What is the magic loom in the Weaver Girl story?

Zhinu’s magic loom produces yun jin (cloud-silk) — the luminous fabric of the heavens, the ordered pattern visible in the night sky. The loom is “magic” not in the fairy-tale sense of granting wishes, but because what it weaves is cosmic order itself: the clouds, the gradations of celestial light, the coherent beauty of the night sky. When Zhinu abandons the loom for earthly love, the fabric of heavenly order begins to loosen. Her craft is not merely a job but the expression of what she most essentially is — the one who weaves pattern into the sky.

Why does the Jade Emperor separate Zhinu and Niulang?

In the cosmological reading of the story, the Jade Emperor’s separation restores what was lost when Zhinu abandoned her loom: the maintenance of celestial order. His anger or regret is not merely proprietary but structural — the sky’s weaver has stopped weaving, and the fabric of the heavens requires her return. The annual reunion on the seventh night of the seventh month is his concession to genuine love: the minimum that qing (authentic feeling) requires, granted within the constraints that vocational duty (zhi) imposes. One night per year is not cruel indifference; it is the Jade Emperor’s acknowledgment that both the love and the loom are real.

What is the Qixi Festival and how does it relate to the Weaver Girl?

The Qixi Festival (七夕, the seventh night of the seventh lunar month) commemorates Zhinu and Niulang’s annual reunion on the magpie bridge across the Milky Way. Historically it was primarily a festival of women’s craft skills — young women made offerings to Zhinu and petitioned her for skill in weaving, embroidery, and needlework, since the divine weaver was the celestial patron of all earthly weavers. In contemporary Chinese culture it is celebrated as a romantic occasion analogous to Valentine’s Day, emphasising the love story over the craft tradition.

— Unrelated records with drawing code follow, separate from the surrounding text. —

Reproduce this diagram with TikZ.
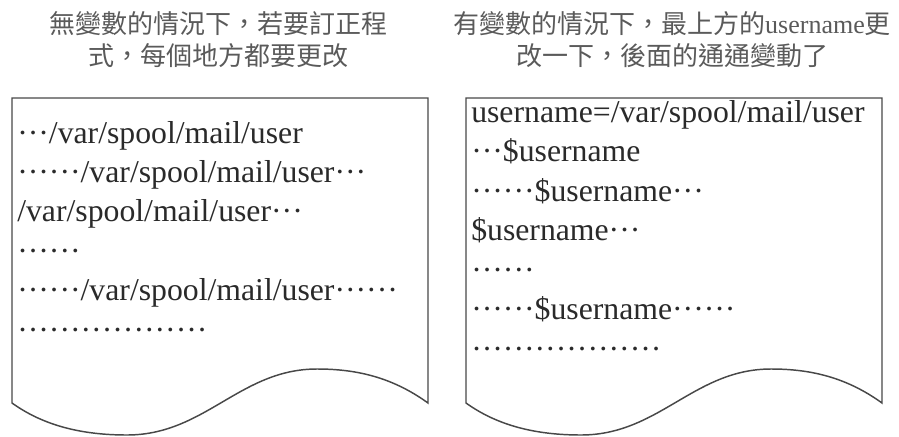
\documentclass[tikz,border=0pt]{standalone}
\usepackage{fontspec}
\setmainfont{Liberation Serif}
\newfontfamily\cjk{Noto Sans CJK TC}
\definecolor{titlegray}{HTML}{5A5A5A}
\definecolor{docgray}{HTML}{484848}
\definecolor{textgray}{HTML}{2A2A2A}
% one dot, and a full-width group of three
\newcommand{\onedot}{\makebox[0.333em]{\textperiodcentered}}
\newcommand{\elli}{\onedot\onedot\onedot}
\tikzset{
  doctitle/.style={align=center, inner sep=0pt, text=titlegray, font=\cjk\fontsize{19.5}{24}\selectfont},
  doctext/.style={anchor=base west, inner sep=0pt, text=textgray, font=\fontsize{23.8}{28}\selectfont},
  docframe/.style={draw=docgray, line width=1.1pt, fill=white},
}
\begin{document}
\begin{tikzpicture}[x=0.75pt,y=-0.75pt]
	\useasboundingbox (0,0) rectangle (899,436);
	% Titles
	\node[doctitle] (ltitle) at (218,40) {無變數的情況下，若要訂正程\\式，每個地方都要更改};
	\node[doctitle] (rtitle) at (672,40) {有變數的情況下，最上方的{\rmfamily username}更\\改一下，後面的通通變動了};
	% Documents with wavy bottom
	\foreach \dx/\name in {0/ldoc, 454/rdoc}{
		\begin{scope}[shift={(\dx,0)}]
			\draw[docframe] (12,98) coordinate (\name) -- (428,98) -- (428,403) .. controls (392,377) and (356,369) .. (317,369) .. controls (240,369) and (205,435) .. (127,435) .. controls (76,435) and (40,423) .. (12,403) -- cycle;
		\end{scope}
	}
	% Without variable
	\foreach \t [count=\i] in {{\elli/var/spool/mail/user}, {\elli\elli/var/spool/mail/user\elli}, {/var/spool/mail/user\elli}, {\elli\elli}, {\elli\elli/var/spool/mail/user\elli\elli}, {\elli\elli\elli\elli\elli\elli}}
		\node[doctext] (l\i) at (17,{143+39.4*(\i-1)}) {\t};
	% With variable
	\foreach \t [count=\i] in {{username=/var/spool/mail/user}, {\elli\$username}, {\elli\elli\$username\elli}, {\$username\elli}, {\elli\elli}, {\elli\elli\$username\elli\elli}, {\elli\elli\elli\elli\elli\elli}}
		\node[doctext] (r\i) at (471,{122+39.5*(\i-1)}) {\t};
\end{tikzpicture}
\end{document}
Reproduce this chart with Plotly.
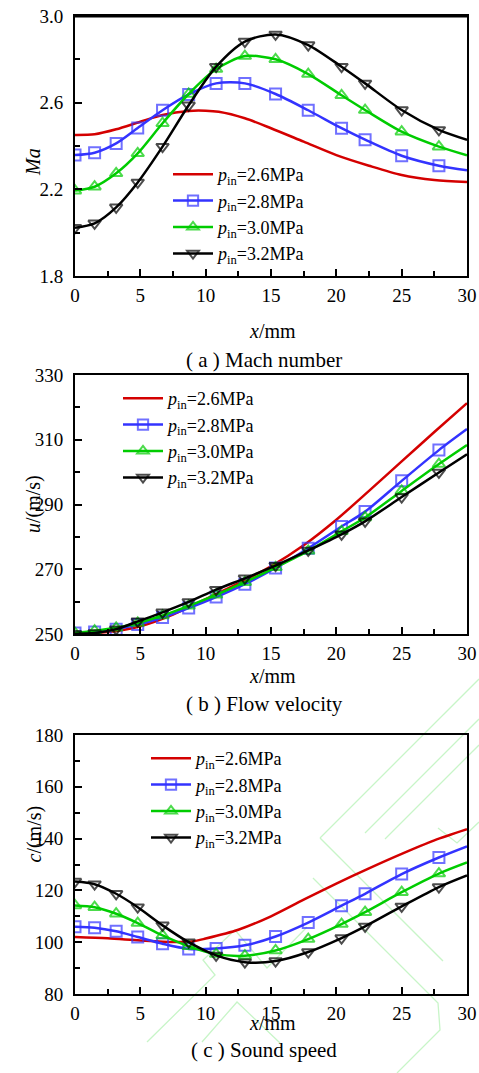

How is this story different from other Niulang-Zhinu tellings?

This telling focuses specifically on Zhinu’s vocation — her identity as the weaver of celestial cloud-silk — and the conflict between that cosmic calling and her earthly love. Earlier versions of the story in this collection explored the Qixi astronomical tradition and precise star lore (P-458), and the comparative East Asian mythology and agricultural calendar dimensions (P-466). The magic loom angle focuses on zhi (vocational calling) versus qing (feeling), the cosmic significance of Zhinu’s specific craft, and the annual reunion as a philosophically sophisticated compromise between two genuine goods rather than a simple tragedy.

What is yun jin (cloud-silk) and why is it significant?

Yun jin (云锦, cloud-silk or cloud-brocade) is the most prestigious traditional textile in Chinese imperial culture, produced in Nanjing by workshops that supplied the imperial court. Its name derives from the visual resemblance of its complex woven patterns to celestial clouds — a deliberate evocation of Zhinu’s cosmic weaving. The Nanjing yun jin tradition, which has been practiced for over 1,600 years and requires two master weavers to produce even a short length of fabric, was inscribed on the UNESCO list of Intangible Cultural Heritage in 2009. The textile tradition thus preserves, in living craft form, the mythological legacy of the celestial weaver.